Start RECORD EXCERPTS

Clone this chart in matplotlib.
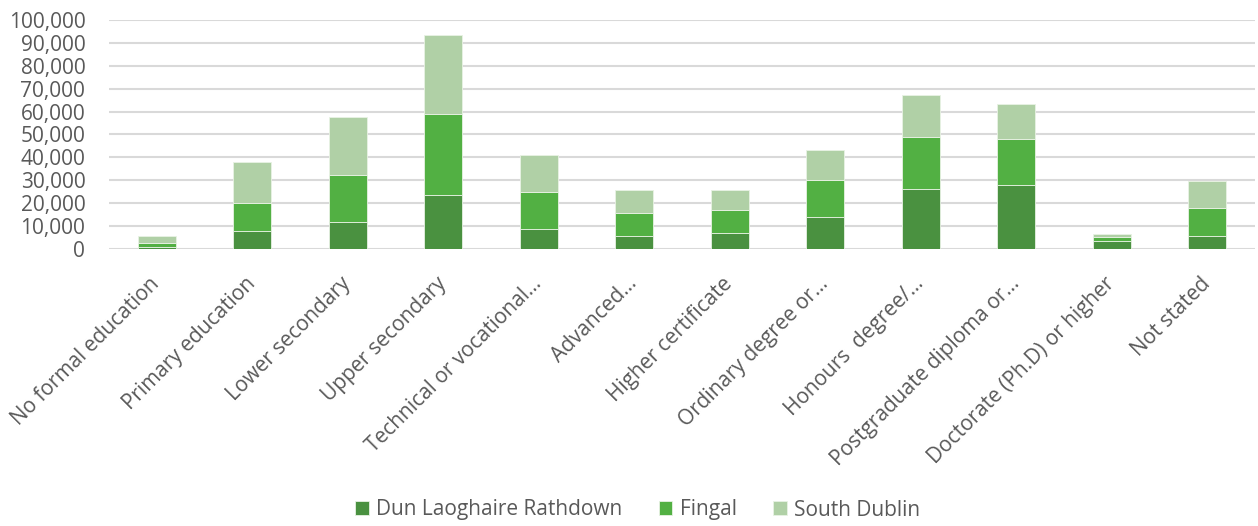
import matplotlib
matplotlib.use("Agg")
import matplotlib.pyplot as plt
import numpy as np
from matplotlib.ticker import FuncFormatter, MultipleLocator

# Dati (persone per livello di istruzione)
categories = [
    "No formal education", "Primary education", "Lower secondary",
    "Upper secondary", "Technical or vocational\u2026", "Advanced\u2026",
    "Higher certificate", "Ordinary degree or\u2026", "Honours  degree/\u2026",
    "Postgraduate diploma or\u2026", "Doctorate (Ph.D) or higher", "Not stated",
]
dun_laoghaire = [900, 7700, 11600, 23400, 8500, 5500, 6800, 13800, 26000, 27700, 3300, 5500]
fingal = [1800, 12100, 20800, 35500, 16500, 10300, 10200, 16400, 22700, 20500, 1800, 12400]
south_dublin = [2800, 18300, 25400, 34400, 15800, 10100, 8700, 13100, 18600, 15200, 1400, 11600]

series = [
    ("Dun Laoghaire Rathdown", dun_laoghaire, "#4a9140"),
    ("Fingal", fingal, "#52b043"),
    ("South Dublin", south_dublin, "#b0d0a6"),
]

plt.rcParams["font.family"] = ["Open Sans", "DejaVu Sans"]

fig = plt.figure(figsize=(12.58, 5.26), dpi=100)
ax = fig.add_axes([0.0866, 0.527, 0.911, 0.435])

x = np.arange(len(categories))
bottom = np.zeros(len(categories))
for name, vals, col in series:
    ax.bar(x, vals, width=0.4, bottom=bottom, color=col, label=name,
           edgecolor="#e8f2e4", linewidth=0.6, zorder=3)
    bottom += np.array(vals)

ax.set_ylim(0, 100000)
ax.set_xlim(-0.5, len(categories) - 0.5)
ax.yaxis.set_major_locator(MultipleLocator(10000))
ax.yaxis.set_major_formatter(FuncFormatter(lambda v, p: f"{int(v):,}"))
ax.grid(axis="y", color="#d9d9d9", linewidth=1.5, zorder=0)

for s in ax.spines.values():
    s.set_visible(False)
ax.tick_params(axis="both", length=0, labelsize=15, labelcolor="#595959")
ax.tick_params(axis="y", pad=17)
ax.tick_params(axis="x", pad=23)

ax.set_xticks(x)
ax.set_xticklabels(categories, rotation=45, ha="right", va="center",
                   rotation_mode="anchor")

fig.legend(loc="center", bbox_to_anchor=(0.507, 1 - 510 / 526), ncol=3, frameon=False,
           fontsize=15, labelcolor="#595959", handlelength=0.65, handleheight=0.65,
           columnspacing=1.75, handletextpad=0.35)

fig.savefig("out.png", dpi=100)
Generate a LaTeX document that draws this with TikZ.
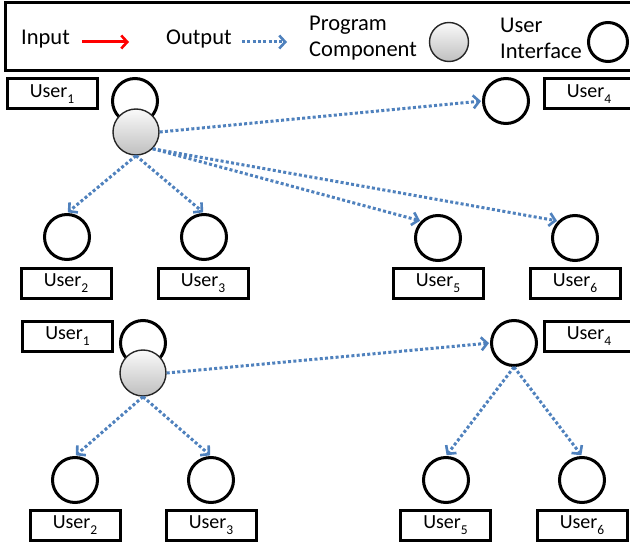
\documentclass[tikz,border=0pt]{standalone}
\usepackage{fontspec}
\setmainfont{Carlito}
\usetikzlibrary{arrows.meta}
\definecolor{outblue}{RGB}{79,129,189}
\newcommand\usr[1]{User\raisebox{-0.3em}{\fontsize{13.5}{13.5}\selectfont #1}}

\begin{document}
\begin{tikzpicture}[x=1pt,y=-1pt,
  ui/.style={circle,draw,line width=3pt,minimum size=45pt,inner sep=0pt},
  pc/.style={circle,draw=black!85,line width=1.4pt,minimum size=46pt,inner sep=0pt,
             top color=gray!4,bottom color=gray!50},
  namebox/.style={rectangle,draw,line width=3pt,minimum width=90pt,minimum height=30pt,
                  inner sep=0pt,font=\fontsize{20}{22}\selectfont},
  legtext/.style={anchor=west,inner sep=0pt,align=left,
                  font=\fontsize{22.5}{26}\selectfont},
  outarrow/.style={draw=outblue,line width=3pt,dash pattern=on 3pt off 2.3pt,
                   -{Straight Barb[length=6pt,width=13pt,line width=2.6pt]},shorten >=1pt},
  inarrow/.style={draw=red,line width=3pt,
                  -{Straight Barb[length=6pt,width=13pt,line width=2.6pt]}}
]
\useasboundingbox (0,0) rectangle (630,543);
\begin{scope}
\clip (0,0) rectangle (630,543);

% legend
\draw[line width=3pt] (5,3) rectangle (640,71);
\node[legtext] (lin) at (21,39) {Input};
\coordinate (rs) at (82,42);
\coordinate (re) at (129,42);
\draw[inarrow] (rs) -- (re);
\node[legtext] (lout) at (166,39) {Output};
\coordinate (bs) at (242,42);
\coordinate (be) at (288,42);
\draw[outarrow] (bs) -- (be);
\node[legtext] (lpc) at (309,38) {Program\\Component};
\node[pc,minimum size=39pt] (lpcc) at (449,42) {};
\node[legtext] (lui) at (500,38) {User\\Interface};
\node[ui,minimum size=39pt] (luic) at (608,42) {};

% upper diagram
\node[namebox] (tb1) at (52,94) {\usr{1}};
\node[ui] (tloop) at (135,101) {};
\node[pc] (tpc) at (136,132) {};
\node[ui] (tu4) at (506,101) {};
\node[namebox] (tb4) at (589,94) {\usr{4}};
\node[ui] (tu2) at (67,237) {};
\node[ui] (tu3) at (204,237) {};
\node[ui] (tu5) at (438,238) {};
\node[ui] (tu6) at (575,238) {};
\node[namebox] (tb2) at (66,283) {\usr{2}};
\node[namebox] (tb3) at (203,283) {\usr{3}};
\node[namebox] (tb5) at (438,283) {\usr{5}};
\node[namebox] (tb6) at (575,283) {\usr{6}};

\draw[outarrow] (tpc.east) -- (tu4.west);
\draw[outarrow] (tpc.south) -- (tu2.north);
\draw[outarrow] (tpc.south) -- (tu3.north);
\draw[outarrow] (tpc.south east) -- (tu5.north west);
\draw[outarrow] (tpc.south east) -- (tu6.north west);

% lower diagram
\node[namebox] (bb1) at (67.5,336) {\usr{1}};
\node[ui] (bloop) at (143,343) {};
\node[pc] (bpc) at (143,373) {};
\node[ui] (bu4) at (514,343) {};
\node[namebox] (bb4) at (589,336) {\usr{4}};
\node[ui] (bu2) at (75,480) {};
\node[ui] (bu3) at (211,480) {};
\node[ui] (bu5) at (446,480) {};
\node[ui] (bu6) at (582,480) {};
\node[namebox] (bb2) at (75,525) {\usr{2}};
\node[namebox] (bb3) at (211,525) {\usr{3}};
\node[namebox] (bb5) at (445.5,525) {\usr{5}};
\node[namebox] (bb6) at (582,525) {\usr{6}};

\draw[outarrow] (bpc.east) -- (bu4.west);
\draw[outarrow] (bpc.south) -- (bu2.north);
\draw[outarrow] (bpc.south) -- (bu3.north);
\draw[outarrow] (bu4.south) -- (bu5.north);
\draw[outarrow] (bu4.south) -- (bu6.north);
\end{scope}
\end{tikzpicture}
\end{document}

End RECORD EXCERPTS

◆ **SHORT PROBLEM**: Pull out all lines containing "matplotlib".

◆ **FINAL ANSWER**:
Clone this chart in matplotlib.
import matplotlib
matplotlib.use("Agg")
import matplotlib.pyplot as plt
from matplotlib.ticker import FuncFormatter, MultipleLocator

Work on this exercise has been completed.